■ WHAT THIS TASK INVOLVES
Set down, exactly as they appear, the lines from the line holding "Give me the" through the line holding "const seriesNames = ['K-means++', 'Reference", inclusive; output nothing outside that range.

■ WORKING DATA
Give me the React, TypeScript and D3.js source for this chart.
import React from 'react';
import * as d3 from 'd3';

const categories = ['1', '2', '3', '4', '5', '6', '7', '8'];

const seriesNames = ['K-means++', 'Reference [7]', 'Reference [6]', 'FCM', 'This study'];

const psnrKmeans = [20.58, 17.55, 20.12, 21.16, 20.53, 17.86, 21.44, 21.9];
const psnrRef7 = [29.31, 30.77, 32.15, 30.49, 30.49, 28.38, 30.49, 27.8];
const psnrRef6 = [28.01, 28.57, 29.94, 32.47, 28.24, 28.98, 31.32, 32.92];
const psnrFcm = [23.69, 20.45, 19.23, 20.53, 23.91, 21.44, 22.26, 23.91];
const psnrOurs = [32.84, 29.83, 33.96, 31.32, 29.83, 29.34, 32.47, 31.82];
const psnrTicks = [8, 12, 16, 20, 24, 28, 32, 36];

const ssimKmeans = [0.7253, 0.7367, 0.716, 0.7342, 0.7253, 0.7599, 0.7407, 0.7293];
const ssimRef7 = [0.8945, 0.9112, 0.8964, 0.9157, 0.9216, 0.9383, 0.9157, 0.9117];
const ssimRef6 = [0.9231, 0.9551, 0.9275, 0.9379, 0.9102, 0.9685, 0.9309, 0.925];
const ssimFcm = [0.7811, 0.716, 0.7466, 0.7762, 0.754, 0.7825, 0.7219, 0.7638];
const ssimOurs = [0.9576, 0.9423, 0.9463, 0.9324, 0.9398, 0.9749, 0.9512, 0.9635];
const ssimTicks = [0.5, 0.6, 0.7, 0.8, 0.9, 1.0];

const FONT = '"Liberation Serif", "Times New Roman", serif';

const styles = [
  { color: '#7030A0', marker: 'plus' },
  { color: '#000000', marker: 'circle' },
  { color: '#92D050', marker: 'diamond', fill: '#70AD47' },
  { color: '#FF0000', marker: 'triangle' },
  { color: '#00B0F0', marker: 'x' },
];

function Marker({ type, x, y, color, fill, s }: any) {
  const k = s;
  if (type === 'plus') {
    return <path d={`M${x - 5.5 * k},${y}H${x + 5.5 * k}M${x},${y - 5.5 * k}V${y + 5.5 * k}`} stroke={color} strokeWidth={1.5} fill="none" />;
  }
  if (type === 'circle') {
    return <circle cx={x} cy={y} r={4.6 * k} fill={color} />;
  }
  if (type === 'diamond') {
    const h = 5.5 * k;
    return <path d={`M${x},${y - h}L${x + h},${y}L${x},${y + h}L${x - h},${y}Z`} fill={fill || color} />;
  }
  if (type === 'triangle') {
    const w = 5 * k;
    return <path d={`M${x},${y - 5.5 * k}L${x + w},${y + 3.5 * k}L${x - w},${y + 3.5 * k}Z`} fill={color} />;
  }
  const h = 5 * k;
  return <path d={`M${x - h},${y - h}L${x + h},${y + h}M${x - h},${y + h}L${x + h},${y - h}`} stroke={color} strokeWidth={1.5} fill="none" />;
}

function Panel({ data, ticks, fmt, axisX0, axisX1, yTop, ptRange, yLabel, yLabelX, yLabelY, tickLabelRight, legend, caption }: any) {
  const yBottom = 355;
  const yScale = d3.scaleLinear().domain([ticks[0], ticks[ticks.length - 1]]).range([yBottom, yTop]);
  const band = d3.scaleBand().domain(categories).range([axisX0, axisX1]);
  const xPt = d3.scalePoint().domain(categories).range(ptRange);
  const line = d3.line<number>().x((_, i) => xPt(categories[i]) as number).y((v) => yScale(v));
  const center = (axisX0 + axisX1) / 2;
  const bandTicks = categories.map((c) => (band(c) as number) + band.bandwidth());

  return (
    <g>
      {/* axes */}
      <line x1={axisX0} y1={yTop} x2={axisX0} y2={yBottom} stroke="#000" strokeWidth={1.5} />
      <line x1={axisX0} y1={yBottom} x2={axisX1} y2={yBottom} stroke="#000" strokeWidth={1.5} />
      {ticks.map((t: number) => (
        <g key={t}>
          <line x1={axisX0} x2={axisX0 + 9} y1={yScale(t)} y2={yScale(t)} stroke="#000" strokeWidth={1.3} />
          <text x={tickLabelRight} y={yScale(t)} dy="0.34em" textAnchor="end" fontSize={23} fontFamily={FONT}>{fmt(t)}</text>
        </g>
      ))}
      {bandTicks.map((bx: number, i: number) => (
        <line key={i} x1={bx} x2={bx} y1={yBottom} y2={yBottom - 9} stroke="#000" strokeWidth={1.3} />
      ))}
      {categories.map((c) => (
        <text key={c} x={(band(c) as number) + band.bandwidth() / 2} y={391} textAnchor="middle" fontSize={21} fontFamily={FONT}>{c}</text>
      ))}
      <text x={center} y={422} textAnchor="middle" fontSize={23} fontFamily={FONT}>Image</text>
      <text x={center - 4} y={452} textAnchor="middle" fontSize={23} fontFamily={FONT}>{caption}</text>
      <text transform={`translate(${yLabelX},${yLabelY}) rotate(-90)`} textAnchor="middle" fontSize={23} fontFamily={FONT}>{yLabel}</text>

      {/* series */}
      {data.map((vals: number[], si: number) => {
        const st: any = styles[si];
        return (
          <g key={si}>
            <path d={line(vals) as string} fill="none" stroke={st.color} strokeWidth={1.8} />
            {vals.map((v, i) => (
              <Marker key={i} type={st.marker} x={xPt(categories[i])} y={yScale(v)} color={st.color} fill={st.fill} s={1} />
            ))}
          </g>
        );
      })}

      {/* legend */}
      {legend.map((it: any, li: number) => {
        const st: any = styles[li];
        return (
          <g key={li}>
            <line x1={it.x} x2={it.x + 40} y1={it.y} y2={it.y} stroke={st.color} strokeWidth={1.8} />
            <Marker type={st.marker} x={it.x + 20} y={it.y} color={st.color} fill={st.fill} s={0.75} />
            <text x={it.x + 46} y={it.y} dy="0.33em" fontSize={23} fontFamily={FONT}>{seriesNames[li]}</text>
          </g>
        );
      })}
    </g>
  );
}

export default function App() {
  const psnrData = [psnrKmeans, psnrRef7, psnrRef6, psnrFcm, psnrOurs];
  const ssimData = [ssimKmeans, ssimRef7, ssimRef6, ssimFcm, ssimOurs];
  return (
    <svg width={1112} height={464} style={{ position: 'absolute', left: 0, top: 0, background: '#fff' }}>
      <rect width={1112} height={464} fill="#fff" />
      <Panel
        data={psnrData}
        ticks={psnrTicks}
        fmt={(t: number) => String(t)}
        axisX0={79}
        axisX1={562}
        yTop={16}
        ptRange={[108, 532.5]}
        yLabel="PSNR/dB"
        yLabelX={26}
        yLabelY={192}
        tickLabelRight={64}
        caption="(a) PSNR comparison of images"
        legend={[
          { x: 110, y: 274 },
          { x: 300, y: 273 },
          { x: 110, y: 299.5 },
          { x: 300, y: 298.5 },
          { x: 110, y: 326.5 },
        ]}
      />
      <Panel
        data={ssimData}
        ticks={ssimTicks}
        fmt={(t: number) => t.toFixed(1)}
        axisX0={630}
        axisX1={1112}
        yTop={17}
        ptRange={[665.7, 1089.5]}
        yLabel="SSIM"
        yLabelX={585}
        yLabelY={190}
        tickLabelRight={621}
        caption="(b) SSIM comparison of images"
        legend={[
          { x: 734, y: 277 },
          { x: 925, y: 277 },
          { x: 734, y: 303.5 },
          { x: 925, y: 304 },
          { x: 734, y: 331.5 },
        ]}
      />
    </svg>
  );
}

---

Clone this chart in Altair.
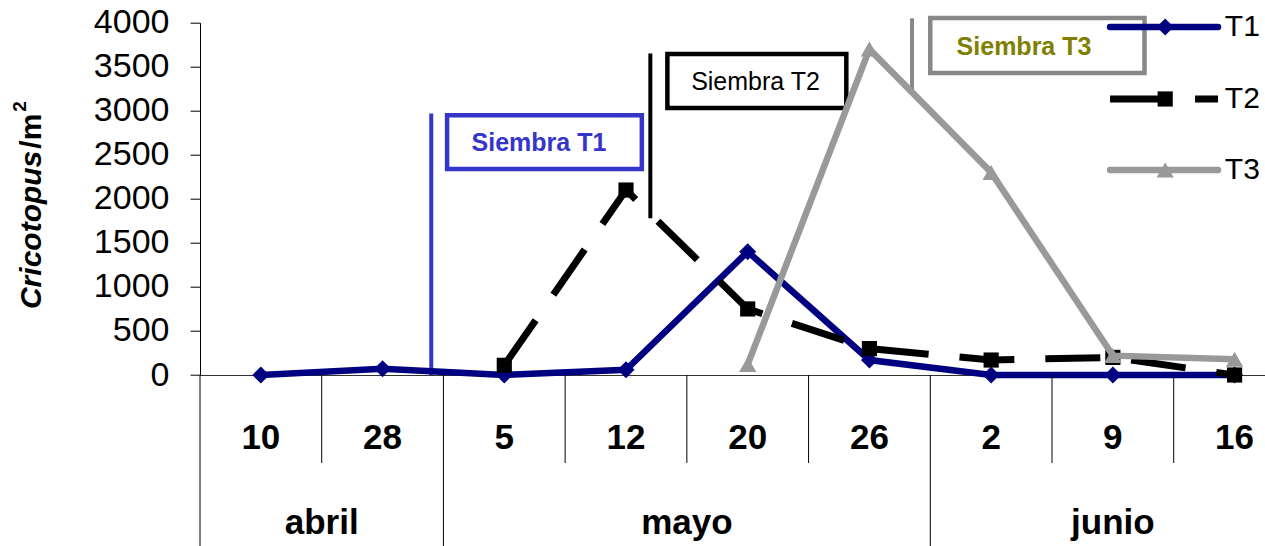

* * *

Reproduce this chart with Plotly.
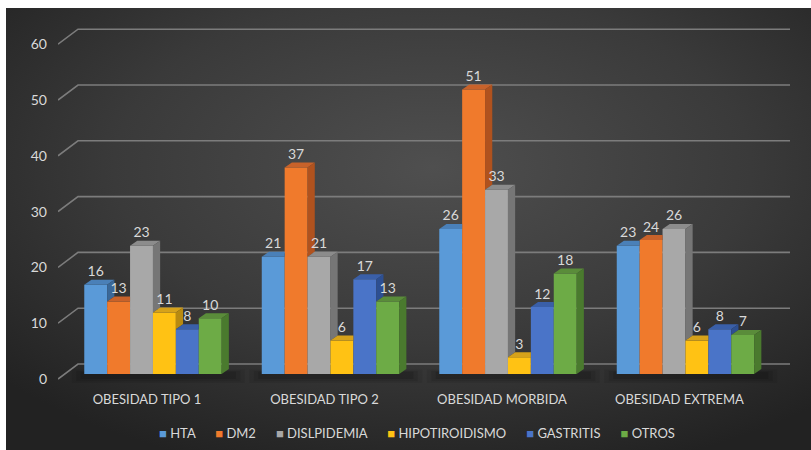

■ TASK ANSWER
Give me the React, TypeScript and D3.js source for this chart.
import React from 'react';
import * as d3 from 'd3';

const categories = ['1', '2', '3', '4', '5', '6', '7', '8'];

const seriesNames = ['K-means++', 'Reference [7]', 'Reference [6]', 'FCM', 'This study'];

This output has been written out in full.